Lesezeit: ca. 9 Minuten

Als „Notariatsinstrument“ oder allgemeiner als „Notarsurkunde“ bezeichnet man die von einem oder mehreren öffentlichen, kaiserlich und/oder päpstlich autorisierten Notaren in einer bestimmten Form ausgestellte Urkunde. Man erkennt Notarsurkunden auf einen Blick an dem meist links unten angebrachten persönlichen Zeichen des Notars, dem sogenannten Notarssignet, sie weisen jedoch auch ein ganz typisches Formular auf, das sie von den meisten anderen Urkundenformen eindeutig unterscheidet.

Notariatsinstrument von 1460 März 23
(Bayer. Hauptstaatsarchiv, Domkapitel Passau Urk. 1353)

1. Historische Entwicklung

Vereinfacht gesagt ist das öffentliche Notariat nach spätantiken Vorbildern über verschiedene früh- und hochmittelalterliche Vorstufen in Italien entstanden und verbreitete sich von dort, vermittelt durch das Kirchenrecht, nach Deutschland und über ganz Europa. In Italien wurden Notariatsinstrumente bereits im 12. Jahrhundert zur dominierenden Urkundenform.
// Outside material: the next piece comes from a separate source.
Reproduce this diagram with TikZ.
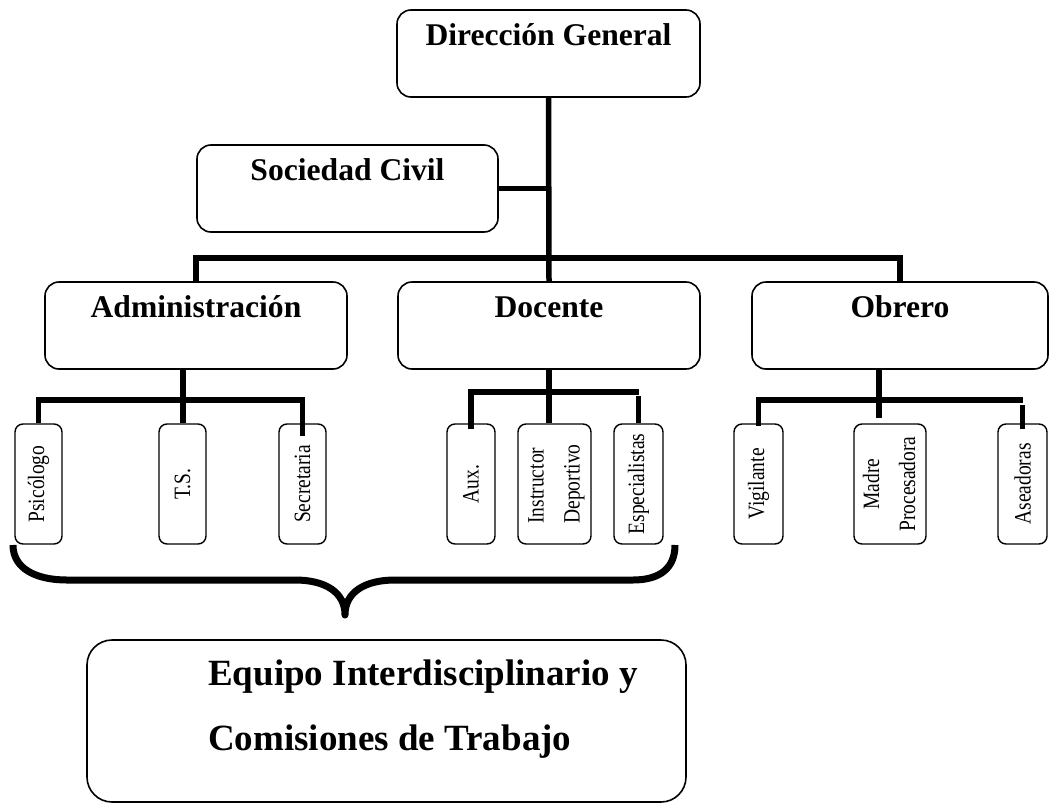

Wegen hohen Geschäftsaufkommens gingen die Notare jedoch bald dazu über, nicht mehr in jedem Fall Urkunden auszustellen, sondern die Rechtsgeschäfte ihrer Mandanten mittels kurzer Notizen in sorgfältig aufbewahrten Registern, den sogenannten Imbreviaturbüchern, festzuhalten.

Ars notaria

Eine theoretische Verfestigung erfuhr die italienische Praxis durch die Notariatskunst (Ars notaria), also die Zusammenstellung von Regeln für die Ausübung des Notarsberufs, die von Bologneser Juristen im 12. und 13. Jahrhundert niedergeschrieben wurden. Als wichtigstes Werk gilt die Summa artis notariae (um 1255), nach ihrem Verfasser Rolandinus de Passageriis auch Summa Rolandina genannt. Die Regeln der Ars notaria wurden auch im Kirchenrecht berücksichtigt: Einer formgerecht ausgestellten Notarsurkunde (instrumentum publicum) kam vor einem geistlichen Gericht volle Beweiskraft (plena fides) zu. Manche anderen Urkundenarten mussten dagegen durch Zeugenaussagen gestützt werden, um als glaubwürdig zu gelten.

Tätigkeitsbereiche öffentlicher Notare nördlich der Alpen

Aufgrund dieser beweisrechtlichen Sonderstellung begann das öffentliche Notariat auch in Deutschland und den nordeuropäischen Ländern allmählich Fuß zu fassen, vielerorts indes erst im 14. Jahrhundert. Da in Deutschland mit dem Siegelwesen bereits eine gefestigte Tradition der Urkundenbeglaubigung bestand, blieb der Tätigkeitsbereich der öffentlichen Notare zudem relativ eingeschränkt. Wie beispielweise auch in England urkundeten sie hier bis zum ausgehenden 15. Jahrhundert vor allem im Kontext der geistlichen Gerichtsbarkeit, insbesondere wenn es um Verfahren an der päpstlichen Kurie ging. Erst durch die Gründung des Reichskammergerichts (1495) und den Erlass der Reichsnotariatsordnung durch Kaiser Maximilian I. (1512) festigte sich die Stellung des öffentlichen Notariats auch in der weltlichen Gerichtsbarkeit des Reiches.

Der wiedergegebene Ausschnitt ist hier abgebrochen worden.